A new phase of the Joint German Occupational Safety and Health Strategy, launched in 2015, concentrates on addressing the risk of psychological stress at work.
The Joint German Occupational Safety and Health Strategy (GDA) sets out three goals to be achieved between 2013 and 2018: to improve the organisation of occupational health; to reduce work-related illnesses arising from musculoskeletal disorders; and to better protect workers from psychological strain at work. With regard to the third goal, a new programme called Psyche was launched in 2015. As part of the programme, supervisory officers in the federal states received training on psychological strain in the workplace. Following the training, the officers visited establishments to examine the issue of stress in their workplaces. The GDA is an initiative by the German government, the federal states and the accident insurance institutions.

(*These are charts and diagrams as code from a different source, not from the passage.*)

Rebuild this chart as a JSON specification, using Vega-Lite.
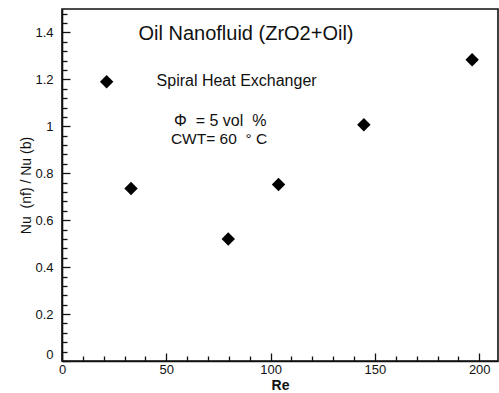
{
  "$schema": "https://vega.github.io/schema/vega-lite/v6.json",
  "width": 436,
  "height": 352,
  "autosize": {"type": "none"},
  "padding": {"left": 62, "top": 9, "right": 1, "bottom": 31},
  "background": "white",
  "config": {
    "view": {"stroke": "#111", "strokeWidth": 1.6},
    "font": "Liberation Sans",
    "axis": {
      "grid": false,
      "domainColor": "#111",
      "domainWidth": 1.6,
      "tickColor": "#111",
      "tickWidth": 1.3,
      "labelFont": "Liberation Sans",
      "labelFontSize": 13,
      "labelColor": "#111",
      "titleFont": "Liberation Sans",
      "titleColor": "#111"
    }
  },
  "data": {
    "values": [
      {"Re": 21.4, "Nu": 1.19},
      {"Re": 33.1, "Nu": 0.735},
      {"Re": 79.7, "Nu": 0.52},
      {"Re": 103.8, "Nu": 0.752},
      {"Re": 144.7, "Nu": 1.007},
      {"Re": 196.6, "Nu": 1.284}
    ]
  },
  "layer": [
    {
      "mark": {"type": "point", "opacity": 0},
      "encoding": {
        "x": {
          "field": "Re", "type": "quantitative",
          "scale": {"domain": [0, 209], "nice": false, "zero": false},
          "axis": {"orient": "bottom", "values": [10,20,30,40,60,70,80,90,110,120,130,140,160,170,180,190], "labels": false, "domain": false, "tickSize": -5, "title": null}
        },
        "y": {
          "field": "Nu", "type": "quantitative",
          "scale": {"domain": [0, 1.5], "nice": false, "zero": false},
          "axis": {"orient": "left", "values": [0.04,0.08,0.12,0.16,0.24,0.28,0.32,0.36,0.44,0.48,0.52,0.56,0.64,0.68,0.72,0.76,0.84,0.88,0.92,0.96,1.04,1.08,1.12,1.16,1.24,1.28,1.32,1.36,1.44,1.48], "labels": false, "domain": false, "tickSize": -5, "title": null}
        }
      }
    },
    {
      "layer": [
        {
          "mark": {"type": "point", "shape": "diamond", "filled": true, "color": "black", "opacity": 1, "size": 180},
          "encoding": {
            "x": {
              "field": "Re", "type": "quantitative",
              "scale": {"domain": [0, 209], "nice": false, "zero": false},
              "axis": {"orient": "bottom", "values": [0, 50, 100, 150, 200], "format": "d", "tickSize": -8, "labelPadding": 10, "labelFlush": false, "title": "Re", "titleFontSize": 14, "titleFontWeight": "bold", "titlePadding": 2}
            },
            "y": {
              "field": "Nu", "type": "quantitative",
              "scale": {"domain": [0, 1.5], "nice": false, "zero": false},
              "axis": {"orient": "left", "values": [0, 0.2, 0.4, 0.6, 0.8, 1, 1.2, 1.4], "format": "~r", "tickSize": -8, "labelPadding": 17, "labelFlush": true, "title": "Nu\u00a0\u00a0(nf) / Nu (b)", "titleFontSize": 14, "titleFontWeight": "normal", "titlePadding": 1}
            }
          }
        },
        {
          "data": {"values": [{}]},
          "mark": {"type": "text", "text": "Oil Nanofluid (ZrO2+Oil)", "fontSize": 20, "fontWeight": "normal", "align": "center", "baseline": "middle", "color": "#111"},
          "encoding": {"x": {"datum": 88.2, "type": "quantitative"}, "y": {"datum": 1.393, "type": "quantitative"}}
        },
        {
          "data": {"values": [{}]},
          "mark": {"type": "text", "text": "Spiral Heat Exchanger", "fontSize": 16, "fontWeight": "normal", "align": "center", "baseline": "middle", "color": "#111"},
          "encoding": {"x": {"datum": 83.7, "type": "quantitative"}, "y": {"datum": 1.194, "type": "quantitative"}}
        },
        {
          "data": {"values": [{}]},
          "mark": {"type": "text", "text": "Φ\u00a0\u00a0= 5 vol\u00a0\u00a0%", "fontSize": 16, "fontWeight": "normal", "align": "left", "baseline": "middle", "color": "#111"},
          "encoding": {"x": {"datum": 53.7, "type": "quantitative"}, "y": {"datum": 1.023, "type": "quantitative"}}
        },
        {
          "data": {"values": [{}]},
          "mark": {"type": "text", "text": "CWT= 60\u00a0\u00a0° C", "fontSize": 15.5, "fontWeight": "normal", "align": "left", "baseline": "middle", "color": "#111"},
          "encoding": {"x": {"datum": 52.2, "type": "quantitative"}, "y": {"datum": 0.945, "type": "quantitative"}}
        }
      ]
    }
  ],
  "resolve": {"scale": {"x": "independent", "y": "independent"}, "axis": {"x": "independent", "y": "independent"}}
}
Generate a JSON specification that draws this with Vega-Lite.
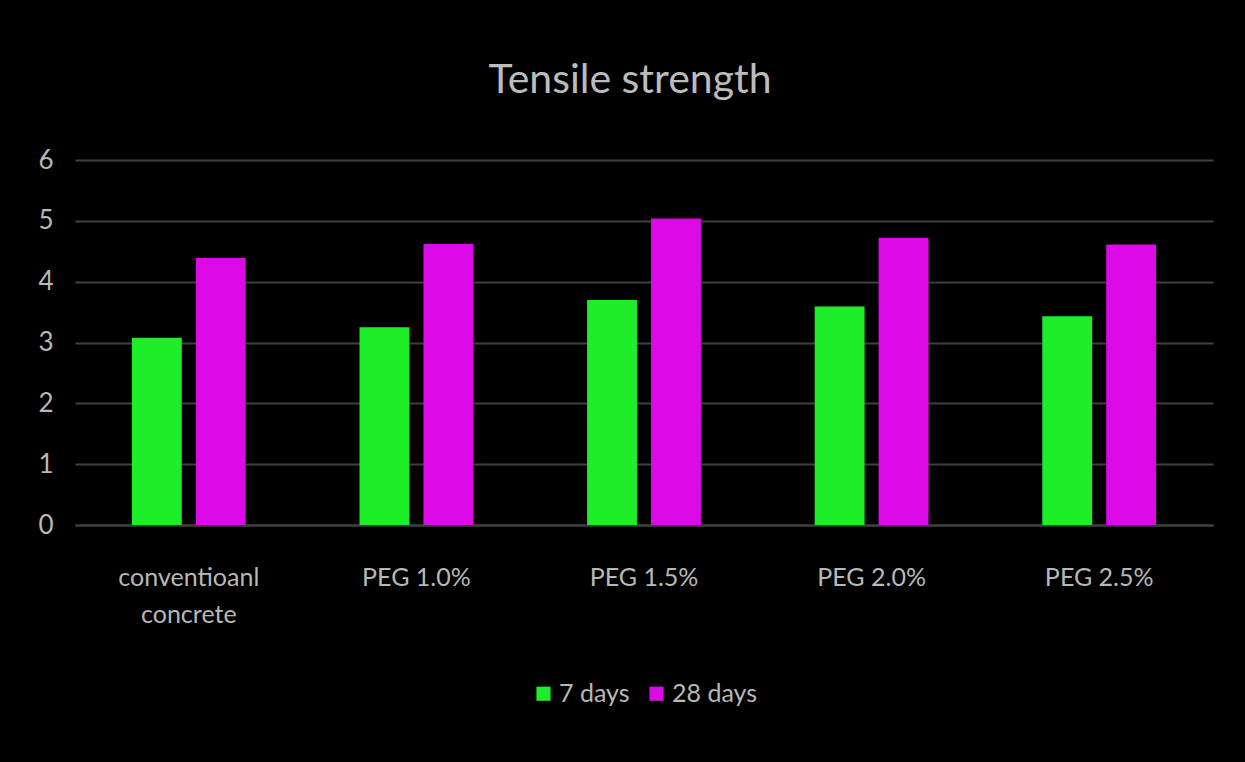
{
  "$schema": "https://vega.github.io/schema/vega-lite/v6.json",
  "autosize": {"type": "none"},
  "width": 1138,
  "height": 365,
  "padding": {"left": 75, "top": 160, "right": 32, "bottom": 237},
  "background": "black",
  "title": {
    "text": "Tensile strength",
    "font": "Lato",
    "fontSize": 41,
    "fontWeight": "normal",
    "color": "#bcbcbc",
    "anchor": "middle",
    "offset": 45,
    "dx": -14
  },
  "data": {
    "values": [
      {"group": "conventioanl concrete", "series": "7 days", "value": 3.08},
      {"group": "conventioanl concrete", "series": "28 days", "value": 4.39},
      {"group": "PEG 1.0%", "series": "7 days", "value": 3.25},
      {"group": "PEG 1.0%", "series": "28 days", "value": 4.62},
      {"group": "PEG 1.5%", "series": "7 days", "value": 3.7},
      {"group": "PEG 1.5%", "series": "28 days", "value": 5.04},
      {"group": "PEG 2.0%", "series": "7 days", "value": 3.59},
      {"group": "PEG 2.0%", "series": "28 days", "value": 4.72},
      {"group": "PEG 2.5%", "series": "7 days", "value": 3.43},
      {"group": "PEG 2.5%", "series": "28 days", "value": 4.61}
    ]
  },
  "mark": {"type": "bar"},
  "encoding": {
    "x": {
      "field": "group",
      "type": "nominal",
      "sort": ["conventioanl concrete", "PEG 1.0%", "PEG 1.5%", "PEG 2.0%", "PEG 2.5%"],
      "scale": {"paddingInner": 0.5, "paddingOuter": 0.25},
      "axis": {
        "title": null,
        "labelAngle": 0,
        "labelExpr": "datum.label == 'conventioanl concrete' ? ['conventioanl', 'concrete'] : datum.label",
        "labelFont": "Lato",
        "labelFontSize": 25,
        "labelColor": "#b8b8b8",
        "labelPadding": 52,
        "labelLineHeight": 37,
        "labelBaseline": "middle",
        "ticks": false,
        "domainColor": "#404040",
        "domainWidth": 2
      }
    },
    "xOffset": {
      "field": "series",
      "type": "nominal",
      "sort": ["7 days", "28 days"],
      "scale": {"paddingInner": 0.22}
    },
    "y": {
      "field": "value",
      "type": "quantitative",
      "scale": {"domain": [0, 6]},
      "axis": {
        "title": null,
        "values": [0, 1, 2, 3, 4, 5, 6],
        "labelOverlap": false,
        "labelFont": "Lato",
        "labelFontSize": 26,
        "labelColor": "#b8b8b8",
        "labelPadding": 22,
        "ticks": false,
        "domain": false,
        "gridColor": "#404040",
        "gridWidth": 2
      }
    },
    "color": {
      "field": "series",
      "type": "nominal",
      "sort": ["7 days", "28 days"],
      "scale": {"domain": ["7 days", "28 days"], "range": ["#1eee2a", "#dc0ae6"]},
      "legend": {
        "title": null,
        "orient": "bottom",
        "direction": "horizontal",
        "offset": 54,
        "symbolType": "square",
        "symbolSize": 200,
        "symbolStrokeWidth": 0,
        "labelFont": "Lato",
        "labelFontSize": 25,
        "labelColor": "#b8b8b8",
        "labelOffset": 3,
        "columnPadding": 14
      }
    }
  },
  "config": {
    "view": {"stroke": null},
    "legend": {"layout": {"bottom": {"anchor": "middle"}}}
  }
}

Stress, psychological strain and the influence of changing work environments on occupational health were widely debated throughout 2015. A survey by the United Services Union (ver.di) in November 2015 highlights that employees feel greater stress at work in recent years (832 KB PDF). Of the surveyed employees, 42% fully agreed that their work-related strain had increased in recent years, while another 28% tended to agree with this statement. In addition, eastern German workers seem to be more affected than their western German colleagues. However, a recent study by the Max Planck Institute for Psychiatry found that rising levels of sick leave due to mental or psychological health problems are not so much related to stress at work but to individual dispositions (in German). For example, depression is more often caused by biographical events and personal problems and not work-related stress. The analysis was undertaken on behalf of the Bavarian Employers' Associations for the Metalworking and Electric Industries (bayme vbm) and published in November 2015.